Definition: What is Clemmensen Reduction?

Clemmensen reduction is a chemical reaction used to reduce an aldehyde or ketone to an alkane using zinc amalgam and concentrated hydrochloric acid. The process is carried out by replacing the double bond between carbon and oxygen by two hydrogen atoms. The zinc dissolves during the process, and hence, this reaction can be classified as dissolving metal reduction. Clemmensen reduction generally applies to aromatic ketones, like aryl-alkyl ketones. It is not so much applied to non-aromatic ketones [1-3].

Clemmensen Reduction

The history of this reaction goes back to 1913 when Danish chemist Erik Christian Clemmensen discovered.

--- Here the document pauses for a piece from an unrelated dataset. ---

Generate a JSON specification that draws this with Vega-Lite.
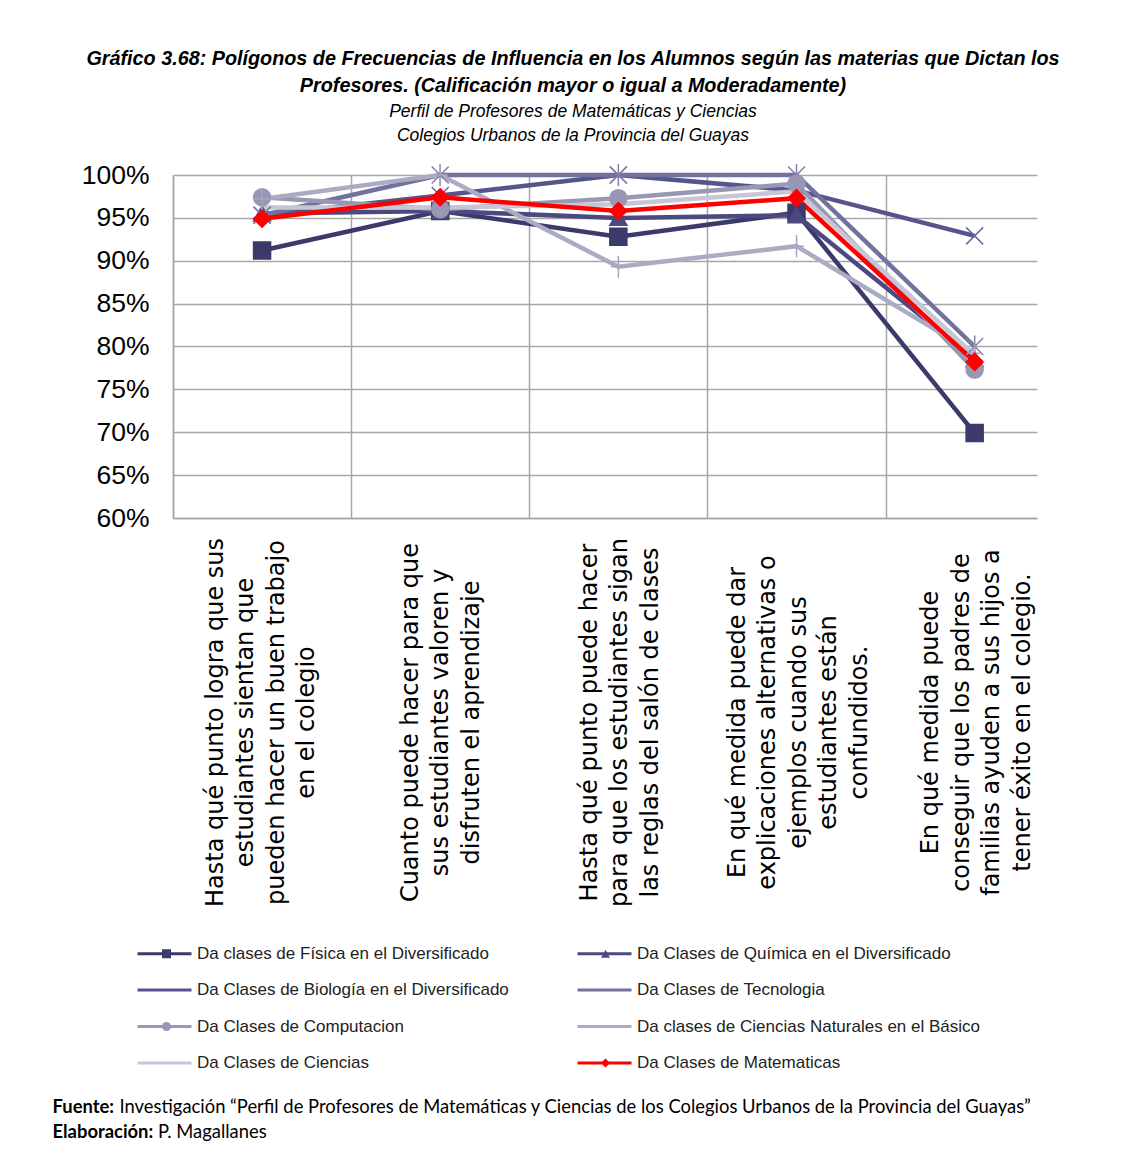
{
  "$schema": "https://vega.github.io/schema/vega-lite/v6.json",
  "width": 864,
  "height": 343,
  "autosize": "none",
  "padding": {"left": 173, "top": 175, "right": 89, "bottom": 651},
  "background": "white",
  "config": {"view": {"stroke": null}},
  "title": {
    "text": ["Gráfico 3.68: Polígonos de Frecuencias  de Influencia en los Alumnos según las materias que Dictan los", "Profesores. (Calificación mayor o igual a Moderadamente)"],
    "subtitle": ["Perfil de Profesores de Matemáticas y Ciencias", "Colegios Urbanos de la Provincia del Guayas"],
    "font": "Liberation Sans", "fontSize": 19.8, "fontWeight": "bold", "fontStyle": "italic", "lineHeight": 27, "color": "black",
    "subtitleFont": "Liberation Sans", "subtitleFontSize": 17.5, "subtitleFontStyle": "italic", "subtitleLineHeight": 24, "subtitleColor": "black", "subtitlePadding": 8,
    "anchor": "middle", "frame": "group", "dx": -32, "offset": 16
  },
  "data": {"values": [
    {"serie": "Da clases de Física en el Diversificado", "pregunta_n": 1, "valor": 0.912},
    {"serie": "Da clases de Física en el Diversificado", "pregunta_n": 2, "valor": 0.958},
    {"serie": "Da clases de Física en el Diversificado", "pregunta_n": 3, "valor": 0.928},
    {"serie": "Da clases de Física en el Diversificado", "pregunta_n": 4, "valor": 0.956},
    {"serie": "Da clases de Física en el Diversificado", "pregunta_n": 5, "valor": 0.699},
    {"serie": "Da Clases de Química en el Diversificado", "pregunta_n": 1, "valor": 0.955},
    {"serie": "Da Clases de Química en el Diversificado", "pregunta_n": 2, "valor": 0.958},
    {"serie": "Da Clases de Química en el Diversificado", "pregunta_n": 3, "valor": 0.950},
    {"serie": "Da Clases de Química en el Diversificado", "pregunta_n": 4, "valor": 0.953},
    {"serie": "Da Clases de Química en el Diversificado", "pregunta_n": 5, "valor": 0.785},
    {"serie": "Da Clases de Biología en el Diversificado", "pregunta_n": 1, "valor": 0.953},
    {"serie": "Da Clases de Biología en el Diversificado", "pregunta_n": 2, "valor": 0.976},
    {"serie": "Da Clases de Biología en el Diversificado", "pregunta_n": 3, "valor": 1.0},
    {"serie": "Da Clases de Biología en el Diversificado", "pregunta_n": 4, "valor": 0.982},
    {"serie": "Da Clases de Biología en el Diversificado", "pregunta_n": 5, "valor": 0.929},
    {"serie": "Da Clases de Tecnologia", "pregunta_n": 1, "valor": 0.953},
    {"serie": "Da Clases de Tecnologia", "pregunta_n": 2, "valor": 1.0},
    {"serie": "Da Clases de Tecnologia", "pregunta_n": 3, "valor": 1.0},
    {"serie": "Da Clases de Tecnologia", "pregunta_n": 4, "valor": 1.0},
    {"serie": "Da Clases de Tecnologia", "pregunta_n": 5, "valor": 0.800},
    {"serie": "Da Clases de Computacion", "pregunta_n": 1, "valor": 0.974},
    {"serie": "Da Clases de Computacion", "pregunta_n": 2, "valor": 0.960},
    {"serie": "Da Clases de Computacion", "pregunta_n": 3, "valor": 0.973},
    {"serie": "Da Clases de Computacion", "pregunta_n": 4, "valor": 0.990},
    {"serie": "Da Clases de Computacion", "pregunta_n": 5, "valor": 0.773},
    {"serie": "Da clases de Ciencias Naturales en el Básico", "pregunta_n": 1, "valor": 0.972},
    {"serie": "Da clases de Ciencias Naturales en el Básico", "pregunta_n": 2, "valor": 1.0},
    {"serie": "Da clases de Ciencias Naturales en el Básico", "pregunta_n": 3, "valor": 0.893},
    {"serie": "Da clases de Ciencias Naturales en el Básico", "pregunta_n": 4, "valor": 0.917},
    {"serie": "Da clases de Ciencias Naturales en el Básico", "pregunta_n": 5, "valor": 0.792},
    {"serie": "Da Clases de Ciencias", "pregunta_n": 1, "valor": 0.962},
    {"serie": "Da Clases de Ciencias", "pregunta_n": 2, "valor": 0.962},
    {"serie": "Da Clases de Ciencias", "pregunta_n": 3, "valor": 0.966},
    {"serie": "Da Clases de Ciencias", "pregunta_n": 4, "valor": 0.981},
    {"serie": "Da Clases de Ciencias", "pregunta_n": 5, "valor": 0.790},
    {"serie": "Da Clases de Matematicas", "pregunta_n": 1, "valor": 0.949},
    {"serie": "Da Clases de Matematicas", "pregunta_n": 2, "valor": 0.974},
    {"serie": "Da Clases de Matematicas", "pregunta_n": 3, "valor": 0.958},
    {"serie": "Da Clases de Matematicas", "pregunta_n": 4, "valor": 0.973},
    {"serie": "Da Clases de Matematicas", "pregunta_n": 5, "valor": 0.782}
  ]},
  "encoding": {
    "x": {
      "field": "pregunta_n", "type": "quantitative",
      "scale": {"domain": [0.5, 5.35], "nice": false, "zero": false},
      "axis": {
        "values": [0.5, 1.5, 2.5, 3.5, 4.5],
        "grid": true, "gridColor": "#a6a6a6", "gridWidth": 1.5,
        "ticks": false, "domain": true, "domainColor": "#a6a6a6", "domainWidth": 1.5,
        "labelExpr": "datum.value == 0.5 ? ['Hasta qué punto logra que sus', 'estudiantes sientan que', 'pueden hacer un buen trabajo', 'en el colegio'] : datum.value == 1.5 ? ['Cuanto  puede hacer para que', 'sus estudiantes valoren y', 'disfruten el aprendizaje'] : datum.value == 2.5 ? ['Hasta qué punto puede hacer', 'para que los estudiantes sigan', 'las reglas del salón de clases'] : datum.value == 3.5 ? ['En qué medida puede dar', 'explicaciones alternativas o', 'ejemplos cuando sus', 'estudiantes están', 'confundidos.'] : ['En qué medida puede', 'conseguir que los padres de', 'familias ayuden a sus hijos a', 'tener éxito en el colegio.']",
        "labelOffset": {"condition": [
          {"test": "datum.value == 0.5", "value": 42},
          {"test": "datum.value == 1.5", "value": 59},
          {"test": "datum.value == 2.5", "value": 60},
          {"test": "datum.value == 3.5", "value": 30}
        ], "value": 45},
        "labelAngle": 270, "labelAlign": "center", "labelBaseline": "middle",
        "labelPadding": 204, "labelLineHeight": 30.5, "labelFont": "DejaVu Sans", "labelFontSize": 24, "labelColor": "black",
        "labelOverlap": false, "labelBound": false, "labelFlush": false, "labelLimit": 0,
        "title": "Investigación “Perfil de Profesores de Matemáticas y Ciencias de los Colegios Urbanos de la Provincia del Guayas”",
        "titleFont": "Lato", "titleFontSize": 18.4, "titleFontWeight": "normal", "titleColor": "black",
        "titleAlign": "left", "titleBaseline": "alphabetic", "titleAngle": 0, "titleX": -54, "titleY": 594, "titleLimit": 1200
      }
    },
    "y": {
      "field": "valor", "type": "quantitative",
      "scale": {"domain": [0.6, 1.0], "nice": false, "zero": false},
      "axis": {
        "values": [0.6, 0.65, 0.7, 0.75, 0.8, 0.85, 0.9, 0.95, 1.0],
        "format": ".0%", "grid": true, "gridColor": "#a6a6a6", "gridWidth": 1.5,
        "ticks": false, "domain": true, "domainColor": "#a6a6a6", "domainWidth": 1.5,
        "labelFont": "Liberation Sans", "labelFontSize": 26.5, "labelColor": "black", "labelPadding": 24,
        "title": ["Fuente:", "Elaboración:"],
        "titleFont": "Lato", "titleFontSize": 18.4, "titleFontWeight": "bold", "titleColor": "black",
        "titleAngle": 0, "titleAlign": "left", "titleBaseline": "alphabetic", "titleLineHeight": 25,
        "titleX": -121, "titleY": 937
      }
    }
  },
  "resolve": {"scale": {"color": "independent", "shape": "independent"}},
  "layer": [
    {
      "mark": {"type": "line", "strokeWidth": 4.5},
      "encoding": {
        "color": {
          "field": "serie", "type": "nominal",
          "scale": {
            "domain": ["Da clases de Física en el Diversificado", "Da Clases de Química en el Diversificado", "Da Clases de Biología en el Diversificado", "Da Clases de Tecnologia", "Da Clases de Computacion", "Da clases de Ciencias Naturales en el Básico", "Da Clases de Ciencias", "Da Clases de Matematicas"],
            "range": ["#3b3b6b", "#4a4a80", "#55558c", "#72729f", "#9898b5", "#ababc4", "#c6c6d6", "#ff0000"]
          },
          "legend": {
            "orient": "none", "legendX": -39, "legendY": 770, "columns": 2, "direction": "horizontal", "columnPadding": 62, "rowPadding": 18.5,
            "padding": 0, "symbolSize": 100, "symbolType": "M-1,0L9.8,0", "symbolStrokeWidth": 3, "symbolOpacity": 1, "labelOffset": 46,
            "labelFont": "Liberation Sans", "labelFontSize": 17, "labelColor": "#222222", "labelLimit": 500,
            "title": null
          }
        }
      }
    },
    {
      "mark": {"type": "point", "filled": true, "size": 290, "strokeWidth": 1.5, "opacity": 1},
      "encoding": {
        "color": {
          "field": "serie", "type": "nominal",
          "scale": {
            "domain": ["Da clases de Física en el Diversificado", "Da Clases de Química en el Diversificado", "Da Clases de Biología en el Diversificado", "Da Clases de Tecnologia", "Da Clases de Computacion", "Da clases de Ciencias Naturales en el Básico", "Da Clases de Ciencias", "Da Clases de Matematicas"],
            "range": ["#3b3b6b", "#4a4a80", "#55558c", "#72729f", "#9898b5", "#ababc4", "#c6c6d6", "#ff0000"]
          },
          "legend": {
            "orient": "none", "legendX": -15, "legendY": 770, "columns": 2, "direction": "horizontal", "columnPadding": 87, "rowPadding": 18.5,
            "padding": 0, "symbolSize": 81, "symbolStrokeColor": "#7a7aa6", "symbolStrokeWidth": 1.2, "symbolOpacity": 1, "labelOffset": 23,
            "labelFont": "Liberation Sans", "labelFontSize": 17, "labelOpacity": 0, "labelLimit": 500,
            "title": "P. Magallanes", "titleOrient": "bottom", "titleAnchor": "start", "titlePadding": 52,
            "titleFont": "Lato", "titleFontSize": 18.4, "titleFontWeight": "normal", "titleColor": "black"
          }
        },
        "shape": {
          "field": "serie", "type": "nominal",
          "scale": {
            "domain": ["Da clases de Física en el Diversificado", "Da Clases de Química en el Diversificado", "Da Clases de Biología en el Diversificado", "Da Clases de Tecnologia", "Da Clases de Computacion", "Da clases de Ciencias Naturales en el Básico", "Da Clases de Ciencias", "Da Clases de Matematicas"],
            "range": ["square", "triangle-up", "M-1,-1L1,1M-1,1L1,-1", "M-1,-1L1,1M-1,1L1,-1M0,-1.3L0,1.3", "circle", "M0,-1.3L0,1.3M-0.9,0L0.9,0", "M0,0", "diamond"]
          },
          "legend": {
            "orient": "none", "legendX": -15, "legendY": 770, "columns": 2, "direction": "horizontal", "columnPadding": 87, "rowPadding": 18.5,
            "padding": 0, "symbolSize": 81, "symbolStrokeColor": "#7a7aa6", "symbolStrokeWidth": 1.2, "symbolOpacity": 1, "labelOffset": 23,
            "labelFont": "Liberation Sans", "labelFontSize": 17, "labelOpacity": 0, "labelLimit": 500,
            "title": "P. Magallanes", "titleOrient": "bottom", "titleAnchor": "start", "titlePadding": 52,
            "titleFont": "Lato", "titleFontSize": 18.4, "titleFontWeight": "normal", "titleColor": "black"
          }
        },
        "stroke": {
          "condition": [
            {"test": "datum.serie == 'Da clases de Física en el Diversificado'", "value": "#3b3b6b"},
            {"test": "datum.serie == 'Da Clases de Química en el Diversificado'", "value": "#4a4a80"},
            {"test": "datum.serie == 'Da Clases de Biología en el Diversificado'", "value": "#6a6a9e"},
            {"test": "datum.serie == 'Da Clases de Tecnologia'", "value": "#8080aa"},
            {"test": "datum.serie == 'Da Clases de Computacion'", "value": "#9898b5"},
            {"test": "datum.serie == 'Da clases de Ciencias Naturales en el Básico'", "value": "#a5a5c0"},
            {"test": "datum.serie == 'Da Clases de Matematicas'", "value": "#ff0000"}
          ],
          "value": "#c6c6d6"
        }
      }
    }
  ]
}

Examples of Clemmensen Reduction

Clemmensen reduction can be used to reduce acetophenone and benzaldehyde to ethylbenzene and methylbenzene, respectively [4, 5].

Clemmensen Reduction Examples

Mechanism of Clemmensen Reduction

The mechanism of this reaction is not studied widely, which is a limitation of Clemmensen reduction. The reduction may take place through two possible mechanisms. The first one is called the carbanionic mechanism, where the zinc attacks the protonated carbonyl directly. The second one is called the carbenoid mechanism, which is a radical process. The reduction happens on the surface of the zinc metal. In this article, the carbanionic mechanism is shown [6-8].

Clemmensen Reduction Mechanism


Q.1. What is the difference between Clemmensen reduction and Wolff-Kishner reduction?

Ans. Clemmensen reduction is made under acidic conditions, whereas the Wolff-Kishner reaction takes place under basic conditions.